_Work to do:_
Reproduce the listing exactly and skip over any pictures.
[start Source material]
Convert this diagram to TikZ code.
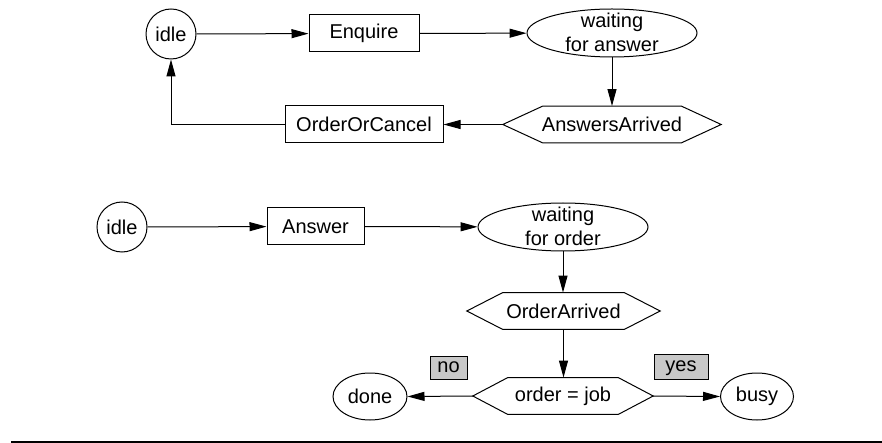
\documentclass[tikz,border=0pt]{standalone}
\usepackage{fontspec}
\setmainfont{Liberation Sans}
\usetikzlibrary{arrows.meta,shapes.geometric,calc}
\definecolor{lblgray}{RGB}{200,200,200}
\newcommand\drawhex[2]{\draw[hexline] (#1.west) -- ([xshift=#2]#1.north west) -- ([xshift=-#2]#1.north east) -- (#1.east) -- ([xshift=-#2]#1.south east) -- ([xshift=#2]#1.south west) -- cycle;}
\begin{document}
\begin{tikzpicture}[x=1pt,y=-1pt,
  every node/.style={font=\fontsize{20}{23.5}\selectfont, inner sep=0pt},
  state/.style={draw, circle, line width=1pt, minimum size=50pt},
  action/.style={draw, rectangle, line width=1pt},
  wait/.style={draw, ellipse, line width=1pt, minimum width=170pt, minimum height=48pt},
  endst/.style={draw, ellipse, line width=1pt, minimum width=74pt, minimum height=47pt},
  hexbox/.style={rectangle, minimum height=36.5pt},
  hexline/.style={line width=1pt},
  lbl/.style={draw, rectangle, fill=lblgray, line width=1pt, text height=10.4pt, text depth=0pt},
  conn/.style={line width=1pt, -{Triangle[length=17pt,width=9pt]}},
  txt/.style={align=center}
]
\useasboundingbox (0,0) rectangle (882,443);
% top diagram
\node[state] (idleA) at (171,34) {idle};
\node[action, minimum width=110pt, minimum height=37pt] (enq) at (364,33.5) {Enquire};
\node[wait] (wa) at (612,33) {};
\node[txt] (waT) at (612,32.5) {waiting\\for answer};
\node[hexbox, minimum width=218pt] (aa) at (612,124.5) {AnswersArrived};
\drawhex{aa}{40pt}
\node[action, minimum width=158pt, minimum height=37pt] (ooc) at (364,124.5) {OrderOrCancel};
\draw[conn] (idleA) -- (enq);
\draw[conn] (enq) -- (wa);
\draw[conn] (wa.south) -- (aa.north);
\draw[conn] (aa.west) -- (ooc.east);
\draw[conn] (ooc.west) -| (idleA.south);
% bottom diagram
\node[state] (idleB) at (122,227) {idle};
\node[action, minimum width=97pt, minimum height=37pt] (ans) at (315.5,226.5) {Answer};
\node[wait] (wo) at (563,227) {};
\node[txt] (woT) at (563,226.5) {waiting\\for order};
\node[hexbox, minimum width=193pt] (oa) at (563.5,311) {OrderArrived};
\drawhex{oa}{36pt}
\node[hexbox, minimum width=180pt] (oj) at (563,396) {order = job};
\drawhex{oj}{35pt}
\node[endst] (done) at (370,396.5) {done};
\node[endst, minimum width=73pt] (busy) at (757,396.5) {busy};
\node[lbl, minimum width=37pt, minimum height=23pt] (no) at (448.5,367.5) {no};
\node[lbl, minimum width=54pt, minimum height=25pt] (yes) at (681,366.5) {yes};
\draw[conn] (idleB) -- (ans);
\draw[conn] (ans) -- (wo);
\draw[conn] (wo.south) -- (wo.south |- oa.north);
\draw[conn] (oa.south) -- (oa.south |- oj.north);
\draw[conn] (oj.west) -- (done.east);
\draw[conn] (oj.east) -- (busy.west);
% bottom rule
\coordinate (ruleL) at (11,441.8);
\coordinate (ruleR) at (882,441.8);
\draw[line width=1.6pt] (ruleL) -- (ruleR);
\end{tikzpicture}
\end{document}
[end Source material]
_Exercise solution:_
Convert this diagram to TikZ code.
\documentclass[tikz,border=0pt]{standalone}
\usepackage{fontspec}
\setmainfont{Liberation Sans}
\usetikzlibrary{arrows.meta,shapes.geometric,calc}
\definecolor{lblgray}{RGB}{200,200,200}
\newcommand\drawhex[2]{\draw[hexline] (#1.west) -- ([xshift=#2]#1.north west) -- ([xshift=-#2]#1.north east) -- (#1.east) -- ([xshift=-#2]#1.south east) -- ([xshift=#2]#1.south west) -- cycle;}
\begin{document}
\begin{tikzpicture}[x=1pt,y=-1pt,
  every node/.style={font=\fontsize{20}{23.5}\selectfont, inner sep=0pt},
  state/.style={draw, circle, line width=1pt, minimum size=50pt},
  action/.style={draw, rectangle, line width=1pt},
  wait/.style={draw, ellipse, line width=1pt, minimum width=170pt, minimum height=48pt},
  endst/.style={draw, ellipse, line width=1pt, minimum width=74pt, minimum height=47pt},
  hexbox/.style={rectangle, minimum height=36.5pt},
  hexline/.style={line width=1pt},
  lbl/.style={draw, rectangle, fill=lblgray, line width=1pt, text height=10.4pt, text depth=0pt},
  conn/.style={line width=1pt, -{Triangle[length=17pt,width=9pt]}},
  txt/.style={align=center}
]
\useasboundingbox (0,0) rectangle (882,443);
% top diagram
\node[state] (idleA) at (171,34) {idle};
\node[action, minimum width=110pt, minimum height=37pt] (enq) at (364,33.5) {Enquire};
\node[wait] (wa) at (612,33) {};
\node[txt] (waT) at (612,32.5) {waiting\\for answer};
\node[hexbox, minimum width=218pt] (aa) at (612,124.5) {AnswersArrived};
\drawhex{aa}{40pt}
\node[action, minimum width=158pt, minimum height=37pt] (ooc) at (364,124.5) {OrderOrCancel};
\draw[conn] (idleA) -- (enq);
\draw[conn] (enq) -- (wa);
\draw[conn] (wa.south) -- (aa.north);
\draw[conn] (aa.west) -- (ooc.east);
\draw[conn] (ooc.west) -| (idleA.south);
% bottom diagram
\node[state] (idleB) at (122,227) {idle};
\node[action, minimum width=97pt, minimum height=37pt] (ans) at (315.5,226.5) {Answer};
\node[wait] (wo) at (563,227) {};
\node[txt] (woT) at (563,226.5) {waiting\\for order};
\node[hexbox, minimum width=193pt] (oa) at (563.5,311) {OrderArrived};
\drawhex{oa}{36pt}
\node[hexbox, minimum width=180pt] (oj) at (563,396) {order = job};
\drawhex{oj}{35pt}
\node[endst] (done) at (370,396.5) {done};
\node[endst, minimum width=73pt] (busy) at (757,396.5) {busy};
\node[lbl, minimum width=37pt, minimum height=23pt] (no) at (448.5,367.5) {no};
\node[lbl, minimum width=54pt, minimum height=25pt] (yes) at (681,366.5) {yes};
\draw[conn] (idleB) -- (ans);
\draw[conn] (ans) -- (wo);
\draw[conn] (wo.south) -- (wo.south |- oa.north);
\draw[conn] (oa.south) -- (oa.south |- oj.north);
\draw[conn] (oj.west) -- (done.east);
\draw[conn] (oj.east) -- (busy.west);
% bottom rule
\coordinate (ruleL) at (11,441.8);
\coordinate (ruleR) at (882,441.8);
\draw[line width=1.6pt] (ruleL) -- (ruleR);
\end{tikzpicture}
\end{document}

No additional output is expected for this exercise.